Note: This article contained pictures that were copyrighted and could not be published on this Web page. Captions for those pictures appear in italics.
Scholars of antiquity and the Middle Ages often complain of insufficient information with which to piece together the historical record. Chroniclers of our own age may soon complain of the opposite problem: an avalanche of paper and electronic data that could make their task equally difficult, in its own way, as writing about the worlds of Plato or Charlemagne. The space now needed to house the records of the Supreme Court for a single term is equal to that used for the court’s records from 1789 to 1837 and the Archives are running out of space and money. Much of the government’s decision-making process is conducted today through electronic mail, but most of it is routinely erased. Numerous federal reports have warned that the United States was in danger of losing its memory by “erasing tomorrow’s records today” and the government is just waking up to the extent of the problem.
|Stille01.jpg||One single government report, the Clinton administration’s ill-fated health reform plan, generated more than 250 boxes of documents to be catalogued and stored at the National Archives and Records Administration warehouse in Adelphi, Maryland.|
The National Archives and Records Agency (NARA) was created during the 1930’s on the optimistic premise that the government could keep all of its most vital records indefinitely, acting as our nation’s collective memory. Ironically, as we enter the so-called “Information Age,” – with its apparent promise of unlimited information and instant access – that optimistic vision is in crisis. Drowning in data and choking on paper, the Archives are facing the stark realization that they may not be able to preserve what they already have, let alone keep up with the seemingly limitless flow of information coming their way.
The numbers are so huge as to be almost comical. The Archives are currently custodian to four billion pieces of paper, seven million photographs; 312,396 films and videos; 2,172,047 maps and charts; 2,079,380 architectural and engineering plans; and 8,995,819 aerial photographs. The prodigious volume of material already takes up some 20 billion cubic feet of warehouse space. Storage is eating nearly half of the Archive’s budget. Ironically, the more information the Archive keeps, the less money they have to make it available to the public. The Archives, for example, are considering shutting down their record center in New York, forcing scholars and citizens to travel to Philadelphia to consult government records.

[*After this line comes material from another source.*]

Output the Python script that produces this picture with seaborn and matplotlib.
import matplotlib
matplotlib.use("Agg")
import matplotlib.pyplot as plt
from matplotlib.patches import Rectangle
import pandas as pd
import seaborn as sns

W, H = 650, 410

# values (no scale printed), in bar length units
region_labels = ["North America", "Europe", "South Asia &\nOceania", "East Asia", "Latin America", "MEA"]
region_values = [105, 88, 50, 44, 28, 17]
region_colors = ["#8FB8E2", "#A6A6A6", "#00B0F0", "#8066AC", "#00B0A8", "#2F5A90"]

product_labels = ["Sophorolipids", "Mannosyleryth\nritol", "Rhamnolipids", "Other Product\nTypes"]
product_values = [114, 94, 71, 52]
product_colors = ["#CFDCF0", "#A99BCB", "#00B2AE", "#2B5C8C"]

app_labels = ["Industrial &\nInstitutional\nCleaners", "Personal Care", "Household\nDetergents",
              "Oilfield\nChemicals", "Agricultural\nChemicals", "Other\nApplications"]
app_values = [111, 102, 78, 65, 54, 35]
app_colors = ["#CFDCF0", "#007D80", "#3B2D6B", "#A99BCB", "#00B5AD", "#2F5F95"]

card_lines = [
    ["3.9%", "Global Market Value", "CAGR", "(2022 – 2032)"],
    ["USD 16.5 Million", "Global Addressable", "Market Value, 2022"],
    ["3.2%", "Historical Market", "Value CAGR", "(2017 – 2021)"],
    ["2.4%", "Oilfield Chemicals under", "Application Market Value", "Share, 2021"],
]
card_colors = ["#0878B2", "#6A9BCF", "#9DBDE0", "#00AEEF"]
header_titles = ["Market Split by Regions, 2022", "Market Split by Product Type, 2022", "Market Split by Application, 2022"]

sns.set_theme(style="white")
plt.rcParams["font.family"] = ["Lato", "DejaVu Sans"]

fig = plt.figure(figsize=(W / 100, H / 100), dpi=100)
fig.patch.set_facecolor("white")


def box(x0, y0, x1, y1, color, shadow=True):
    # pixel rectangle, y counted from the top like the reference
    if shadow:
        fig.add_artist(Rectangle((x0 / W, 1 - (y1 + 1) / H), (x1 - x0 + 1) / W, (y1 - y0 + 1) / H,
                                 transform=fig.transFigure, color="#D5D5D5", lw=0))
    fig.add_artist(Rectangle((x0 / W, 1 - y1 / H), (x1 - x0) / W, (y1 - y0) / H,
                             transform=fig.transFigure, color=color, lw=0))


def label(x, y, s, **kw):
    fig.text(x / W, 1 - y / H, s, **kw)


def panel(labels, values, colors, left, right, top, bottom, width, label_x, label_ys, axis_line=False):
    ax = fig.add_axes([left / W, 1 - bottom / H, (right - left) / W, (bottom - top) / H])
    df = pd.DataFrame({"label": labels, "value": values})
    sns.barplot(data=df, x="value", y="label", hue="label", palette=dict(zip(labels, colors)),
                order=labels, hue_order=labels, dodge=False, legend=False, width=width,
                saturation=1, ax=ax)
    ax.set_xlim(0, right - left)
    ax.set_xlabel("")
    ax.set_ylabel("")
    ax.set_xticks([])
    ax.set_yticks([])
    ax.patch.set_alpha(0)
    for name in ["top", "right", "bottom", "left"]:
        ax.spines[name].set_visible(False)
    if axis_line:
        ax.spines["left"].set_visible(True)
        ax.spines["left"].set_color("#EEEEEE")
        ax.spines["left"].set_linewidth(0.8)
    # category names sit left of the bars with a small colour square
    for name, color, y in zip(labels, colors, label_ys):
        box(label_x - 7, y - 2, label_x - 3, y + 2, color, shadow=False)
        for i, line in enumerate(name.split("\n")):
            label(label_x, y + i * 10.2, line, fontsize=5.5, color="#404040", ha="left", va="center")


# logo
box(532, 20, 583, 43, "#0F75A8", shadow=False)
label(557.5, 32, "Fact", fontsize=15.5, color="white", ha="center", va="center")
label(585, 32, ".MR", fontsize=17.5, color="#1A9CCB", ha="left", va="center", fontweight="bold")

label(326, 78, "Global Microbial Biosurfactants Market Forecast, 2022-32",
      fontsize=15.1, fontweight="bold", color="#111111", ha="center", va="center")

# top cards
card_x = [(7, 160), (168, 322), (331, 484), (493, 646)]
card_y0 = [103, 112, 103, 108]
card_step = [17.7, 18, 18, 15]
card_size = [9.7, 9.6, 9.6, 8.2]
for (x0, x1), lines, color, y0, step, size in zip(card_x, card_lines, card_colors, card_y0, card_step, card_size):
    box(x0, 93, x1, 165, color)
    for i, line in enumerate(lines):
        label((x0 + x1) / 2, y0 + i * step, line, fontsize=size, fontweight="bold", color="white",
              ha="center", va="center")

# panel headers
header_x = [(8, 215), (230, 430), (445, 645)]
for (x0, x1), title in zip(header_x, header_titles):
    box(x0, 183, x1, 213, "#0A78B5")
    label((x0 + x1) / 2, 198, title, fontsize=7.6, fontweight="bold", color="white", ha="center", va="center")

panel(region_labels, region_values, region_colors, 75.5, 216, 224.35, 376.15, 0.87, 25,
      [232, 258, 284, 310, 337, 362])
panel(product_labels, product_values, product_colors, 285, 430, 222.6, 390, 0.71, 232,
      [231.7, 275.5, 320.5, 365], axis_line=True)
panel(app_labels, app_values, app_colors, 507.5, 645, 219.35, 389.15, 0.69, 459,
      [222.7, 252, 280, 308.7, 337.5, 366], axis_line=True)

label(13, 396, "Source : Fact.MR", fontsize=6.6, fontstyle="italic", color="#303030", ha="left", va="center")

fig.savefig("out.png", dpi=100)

“We don’t have adequate funds to preserve all the records we already have and for want of funds, we already have reduced our reference services,” says John W. Carlin, the former governor of Kansas whom President Clinton appointed chief archivist. “Unless millions of dollars magically appear we will continue this downward spiral with less and less to spend on services and employees.”

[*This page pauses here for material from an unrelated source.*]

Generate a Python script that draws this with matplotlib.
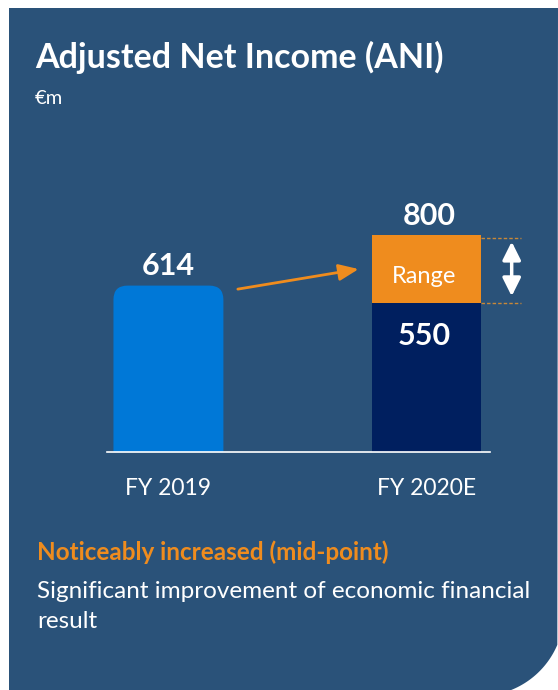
import numpy as np
import matplotlib
matplotlib.use("Agg")
import matplotlib.pyplot as plt
from matplotlib.patches import Polygon, FancyBboxPatch

# data
categories = ["FY 2019", "FY 2020E"]
ani_2019 = 614
range_low = 550
range_high = 800

bg = "#2A5279"
blue = "#0078D7"
navy = "#001F5F"
orange = "#EF8C1E"
W, H = 558, 690

plt.rcParams["font.family"] = ["Lato", "DejaVu Sans"]

fig = plt.figure(figsize=(W / 100, H / 100), dpi=100)
fig.patch.set_facecolor("white")


def fx(x):
    return x / W


def fy(y):
    return 1 - y / H


# background panel with round bottom-right corner
cx, cy, r = 480, 78, 84
a = np.radians(np.linspace(-23, -74, 40))
arc = [(cx + r * np.cos(t), cy + r * np.sin(t)) for t in a]
pts = [(9, H - 8), (W, H - 8)] + arc + [(9, 0)]
pts = [(x / W, y / H) for x, y in pts]
fig.patches.append(Polygon(pts, closed=True, transform=fig.transFigure,
                           facecolor=bg, edgecolor="none", zorder=-5))

fig.text(fx(35), fy(57), "Adjusted Net Income (ANI)", color="white",
         fontsize=24.5, fontweight="bold", va="center", ha="left")
fig.text(fx(35), fy(98), "€m", color="white", fontsize=14.5, va="center")

# bar axes: y=0 at baseline, 0.271 px per unit
x_left, x_right = 107, 490
base_px, top_px = 452, 200
ax = fig.add_axes([fx(x_left), fy(base_px), (x_right - x_left) / W, (base_px - top_px) / H])
ax.set_xlim(-0.238, 1.246)
ax.set_ylim(0, (base_px - top_px) / 0.271)
ax.axis("off")
ax.axhline(0, color="white", lw=1.2, zorder=5, clip_on=False)

bw = 0.426
x = np.arange(len(categories))
bars = ax.bar(x[0], ani_2019, width=bw, color=blue)
bars[0].set_visible(False)
rx = 14 / 258
ry = 14 / 0.271
ax.add_patch(FancyBboxPatch((x[0] - bw / 2, -60), bw, ani_2019 + 60,
                            boxstyle=f"round,pad=0,rounding_size={rx}",
                            mutation_aspect=ry / rx, facecolor=blue,
                            edgecolor="none", zorder=2))
ax.bar(x[1], range_low, width=bw, color=navy, zorder=2)
ax.bar(x[1], range_high - range_low, bottom=range_low, width=bw, color=orange, zorder=2)

lbl = dict(color="white", fontsize=22, fontweight="bold", ha="center", va="center",
           textcoords="offset points")
ax.annotate(str(ani_2019), (x[0], ani_2019), xytext=(0, 14), **lbl)
ax.annotate(str(range_high), (x[1] + 0.01, range_high), xytext=(0, 14), **lbl)
ax.annotate(str(range_low), (x[1] - 0.01, range_low), xytext=(0, -24), **lbl)
mid = (range_low + range_high) / 2
ax.annotate("Range", (x[1] - 0.01, mid), xytext=(0, -5), textcoords="offset points",
            color="white", fontsize=17, ha="center", va="center")

# trend arrow
ax.annotate("", xy=(x[1] - bw / 2 - 0.05, mid), xytext=(x[0] + bw / 2 + 0.056, ani_2019 - 13),
            arrowprops=dict(arrowstyle="-|>,head_length=1.2,head_width=0.5",
                            color=orange, lw=2, shrinkA=0, shrinkB=0))

# range markers
for v in (range_low, range_high):
    ax.plot([x[1] + bw / 2, x[1] + bw / 2 + 0.155], [v - (11 if v == range_high else 0)] * 2,
            ls=(0, (2.5, 1.5)), color="#C88838", lw=1, clip_on=False)
ax.annotate("", xy=(x[1] + 0.33, range_high - 24), xytext=(x[1] + 0.33, range_low + 25),
            arrowprops=dict(arrowstyle="<|-|>,head_length=1.1,head_width=0.55",
                            color="white", lw=2.5, shrinkA=0, shrinkB=0),
            annotation_clip=False)

for i, c in enumerate(categories):
    ax.annotate(c, (x[i], 0), xytext=(0, -26), textcoords="offset points",
                color="white", fontsize=16.5, ha="center", va="center")

fig.text(fx(37), fy(552), "Noticeably increased (mid-point)", color=orange,
         fontsize=17.5, fontweight="bold", va="center")
fig.text(fx(37), fy(592), "Significant improvement of economic financial", color="white",
         fontsize=17.5, va="center")
fig.text(fx(37), fy(622), "result", color="white", fontsize=17.5, va="center")

fig.savefig("out.png", dpi=100, facecolor=fig.get_facecolor())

The Archives recently completed a gigantic new warehouse at their headquarters in Adelphi, M.D., outside of Washington, but, at current rates of accumulation (half a billion cubic feet of records a year), it will be full in twenty years. “Continuing as we are now simply won’t work,” Carlin said in a recent speech. “The status quo is not an option.”
What is particularly frightening about the Archives’ problem is the fact that most government agencies don’t deposit their records until they are thirty years old, so that the Archives have not yet had to deal with the real explosion of information that has occurred in the last generation.
Computer technology was supposed to solve all of the Archives’ problems, but, so far, it has only compounded them. In 1989, a public interest group – the National Security Archives – successfully sued the White House to prevent it from destroying any electronic records in an effort to obtain information on the Iran-Contra scandal. The result is that all branches of the federal government are now required to preserve all of their computer files and electronic-mail. Because government offices use different kinds of computers, software programs and formats, just recovering this material has proved to be a logistical nightmare. It took the National Archives two and a half years (and its entire electronic records staff) just to make a secure copy of all the electronic records of the Reagan White House. It will take months longer to make most of them intelligible. “They are gibberish as they currently stand,” says Fynette Eaton of the Archives’ electronic records center.
Dealing with the White House records case has meant that the electronic records division of the Archives has fallen far behind in all other areas. “In 1993, we had plans to have 1,500 files available on-line within the next twelve months. Instead, three years later, we have zero,” says Eaton. “In the mid-1980’s, we had a study done that stated that we had a brief window of opportunity [to get on top of the information revolution] but we missed that window of opportunity because of the lawsuit.”
One of the many illusions of the digital revolution is that once something has been recorded on computer it has been preserved indefinitely. This is far from being the case. “If we have a piece of paper that is two hundred years old we will almost certainly be able to read it, but if you take a computer tape from thirty years ago, chances are you won’t be able to read it,” says Eaton. “The life of magnetic computer tape is generally about ten years. We have a regular program of copying our electronic data.”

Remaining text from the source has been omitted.